Photo presentation by Brianna Vitands of Murphy News Service
By Brianna Vitands/Murphy News Service
The Twin Cities first craft beer festival Saturday featured more than 150 hand-crafted brews from 75 or so breweries for consumers to sample.
Along with the local food trucks Hot India and Jake’s Street Grille, the event featured a guided tasting seminar by Jeremy Pryes, founder of Pryes Brewing.
The festival was organized by the Hand Crafted Tasting Company and takes place across the country in cities that avidly consume craft beers, such as New York, San Francisco, and San Jose.
Craft beer is increasingly popular around the country, reaching nearly $14.3 billion in sales in 2013 alone, an increase of 20 percent from the previous year. As microbreweries and craft beer are becoming more accessible and affordable, consumers are realizing you can’t beat the taste.
To be considered a craft beer, brewers typically produce less than 6 million barrels annually, are independently owned, and brew using traditional ingredients. Since beer does have a ‘best by’ date, beers that don’t travel as far to get to your fridge or koozie taste fresher.
Perhaps the most notable increase in craft breweries can be seen in Northeast Minneapolis, where the largest brewery in the area, Indeed Brewing, opened in 2012. There are at least six breweries within a mile of Central Avenue, along with the 43 craft breweries already in Minneapolis.
Insight Brewery, located on East Hennepin Avenue, was among those featured Saturday, and offered samples of their Yuzu Pale Ale and Curiosity IPA. Insight’s founder, Ilan Klages-Mundt, started his journey as a brewer in 2007 when he tried the number one rated beer in the world, brewed by Belgian monks.
“It totally changed my ideas of what beer is and what it could be, and so I wanted to learn about the world of beer and the history of beer, the culture,” Klages-Mundt said.
Since then, he has brewed commercially in England, Japan, Denmark, Belgium, and France, but ultimately decided to settle down in Minneapolis to start his own company.
“Minnesota is actually the fastest growing craft beer market in the country,” Klages-Mundt added as his inspiration for choosing Minneapolis. “This is a great place for beer.”
One estimate found that the craft beer industry adds nearly $742 million annually to Minnesota’s economy, which has been heightened by the 2011 “Surly Bill,” which added a provision to allow brewers to sell pints of beer at taprooms.
“We are also aware of keeping money here, you know, to help us,” Pryes cited as a reason so many Minnesotans are attracted to local beer.
With the emergence of a new craft beer market, some have begun to question the liquor laws that prohibit liquor stores from selling on Sundays.
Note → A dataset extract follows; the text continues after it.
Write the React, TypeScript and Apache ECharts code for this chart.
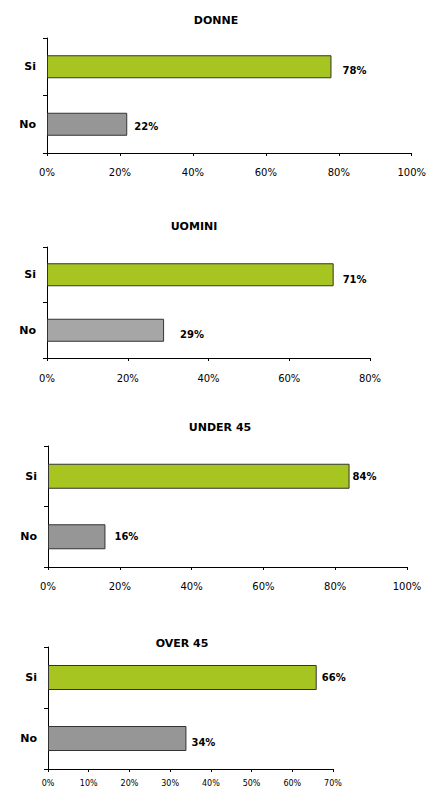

Craft breweries attempted to have the sale of 64-ounce “growlers” legalized on Sundays, although it died after debate in 2014.
Opponents of Sunday Sales have argued that by forcing small businesses with tight margins to open on Sundays, it will increase their overhead and eventually run them out of business.
“They were really unable to provide any new information besides testimonials about people not wanting to have their stores open, and they can choose to have it closed,” Aaron Konigsmark, an activist with the grassroots organization Legalize Sunday Sales of Alcohol in Minnesota said of opponents.
“Those testimonials, I feel for them, I really do, but nobody’s forcing them to be open, and that’s not a valid excuse to have a law like that not pass.”
Konigsmark had a computer available so that people could sign a petition encouraging Governor Dayton to reassess the state’s Sunday liquor laws, along with stickers for petitioners.
“There are a lot of studies out there from states that have passed this in the past 15 years, I believe there’s nine of them, and their tax revenue has increased four to seven percent,” Konigsmark added.
It is unlikely that the issue will go away anytime soon, since Minnesotans take their money to Wisconsin every Sunday to purchase beer and distilled spirits there.
For craft beer lovers in the Twin Cities, Saturday’s event was a success, and will likely be back next year with more local brews.
Reporter Brianna Vitands studies journalism and Spanish at the University of Minnesota.